The amazing thing is that it works, if there ever were more unflappable drivers than the ones (overwhelmingly male) in control of their vehicles I’d like to see it.  Tootin’ their horns, never giving away any quarter or courtesies to others, yet no road-rage or one-fingered salutes.  Want to do a short-cut up the wrong side of the road, sure; Wrong way around the roundabout, why not? Push in to jump the queue at a toll booth, give it a go, but be prepared to fight for every inch of space. Literally.

Unbelievably, pedestrians take the same approach, seemingly unaware of the impact of moving metal on flesh and bones, walking or crossing the road with utter disdain for the risks. And not once did I see someone being hit or even a minor bingle, countless near misses in my eyes, but  not in theirs, she’ll be right, mate…

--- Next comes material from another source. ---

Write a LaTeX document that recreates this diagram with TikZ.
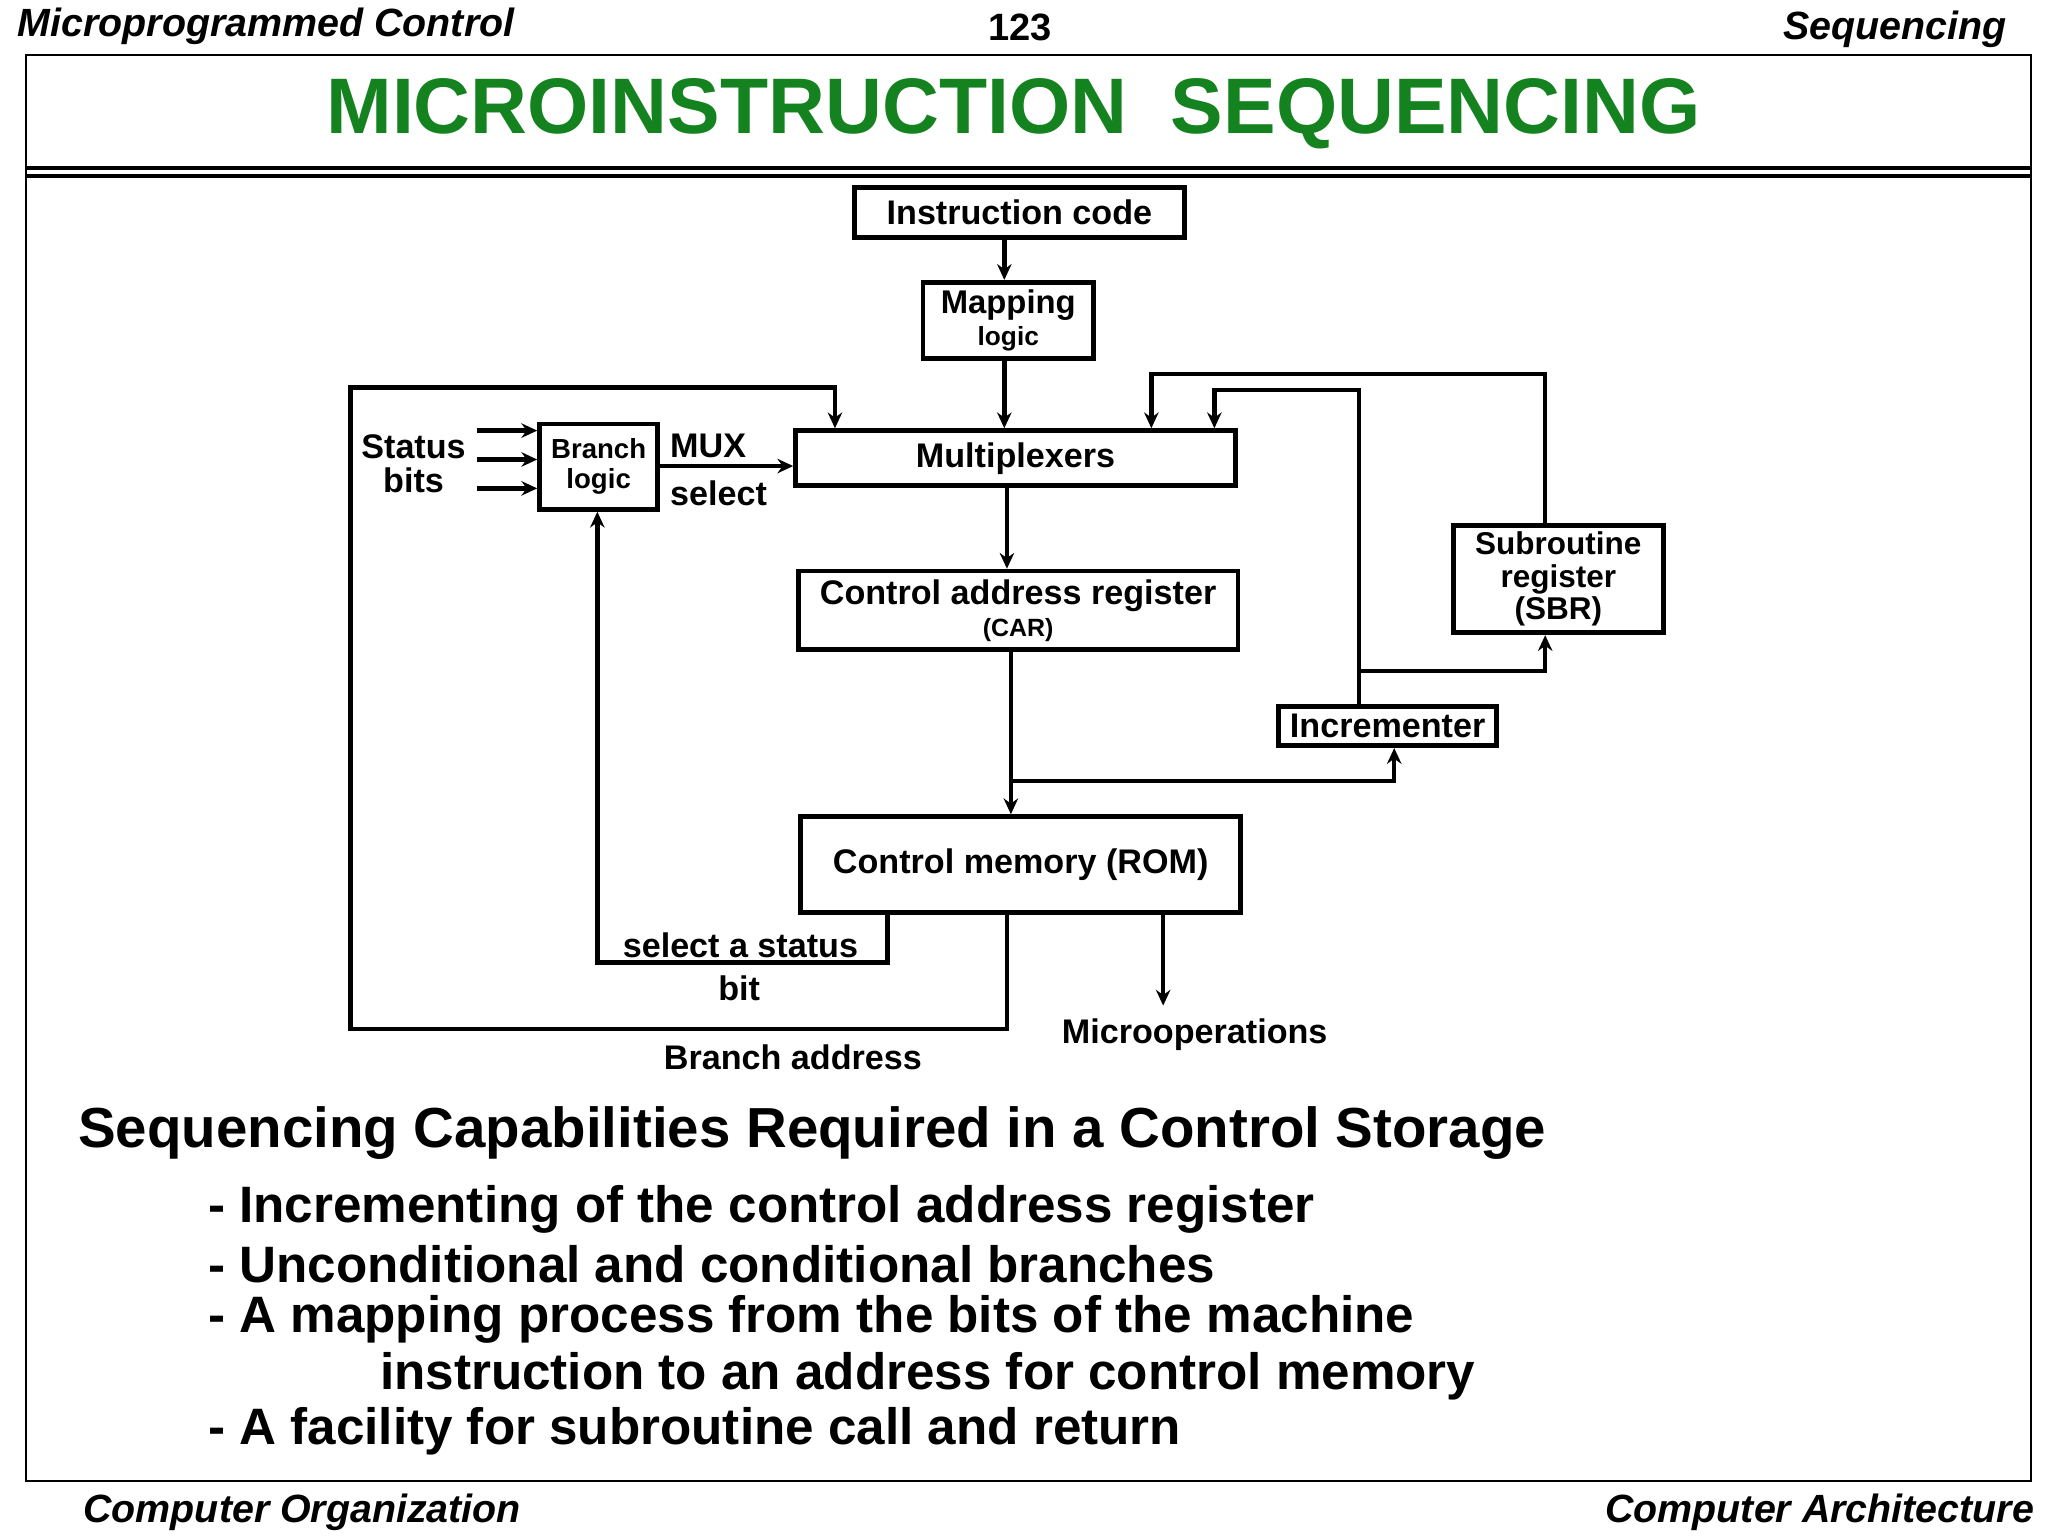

My first three days I stayed in Noida, a suburb of Dehli and part of the NCR – National Capital Region – home to some 80 million people.  My hotel was 5-star quality by our standard, at a cost less than half of what you’d pay for  motel in Sydney or Melbourne. From my top floor window I looked down on ramshackle housing and not much else to see in the perennial fog of the winter season in Northern India. Turn left out the front door and a gated estate of houses for the well-to-do right next to the squalor of the street dwellers who live under makeshift pieces of plastic, canvas, or for the fortunate ones, a real tarpaulin. They sustain themselves off whatever they can find on that continuous garbage tip that we call road gutters.

But despite the “in your face” prevalence of extreme poverty there is also a sense both of an upwardly mobile society and a culture of acceptance of life as it is.  The rampant exposure to western consumerism is a strong indication of the former, and maybe Buddha has a lot to do with the latter? On that note, yet another example of the dichotomy that is India is the plethora of billboards that give colour to the urban gray of roads and buildings. In among the countless Satchin Tendulkar adorned billboards and the Bollywood glitz are all the global brands spruiking their wares to what will soon be the second largest economy in the world, not just the second most populous country (and even that will change in a decade or two). And if you are Finnish, and worried about the demise of Nokia, don’t, there is a Nokia store on almost every street and everyone who has a phone has a Nokia. And I mean everyone.

Jugaad[1]

In many ways the mobile phone is a symbol of modern India, of a country that is moving ahead so fast that most people are leapfrogging the landline in favour of the mobile. (Mobile reception was also excellent wherever I went.)

It also underlines the impression of a practical approach to life, no better typified by the Jugaad.  The Jugaad is the quintessential solution when you can’t afford a car. You take whatever parts you can find and put them together with scant regard for design, safety or any notion of a roadworthy certificate. All you need is a chassis, four wheels (preferably), an engine of sorts and a steering wheel. Seats are good, but a couple of wooden planks will do , too. The “traditional” Jugaad is powered by a diesel engine originally designed for irrigation pumps. No better way to express the old adage that necessity is the mother of invention.

Food is necessary, too, of course and I always enjoy sampling local food wherever I travel (including sheep’s balls in Iceland, but that’s another story).  My Indian hosts both in Dehli and in Jaipur went out of their way to impress me with culinary delights at various restaurants, all cheap, all vegetarians, all delicious, all plentiful, and I quickly came to realise that our local “Bombay Palace” is a poor and limited representation of the variety of real Indian food.  I never knew there were so many versions of Naan breads!

Finally, and back to where I started, Agra. Dirty, polluted, noisy, and home of the most astonishing man made sight I have ever seen – the Taj Mahal. We have all seen the photos, we have heard others describing it, maybe even seen video or film clips, but no image prepares you for the real thing. It is truly breath-taking in all its splendour. Built in the 17th century as a shrine of remembrance to a queen who died during child-birth, it is as visually stunning as it is a symbol of utter waste by its owner, the grieving Shah Jahan who allegedly cut off the hands of the architect and the builders so they could never replicate his illusion of grandeur anywhere else.

And that’s India for me, an illusion of reality that hits your senses at every turn. I’ll be back.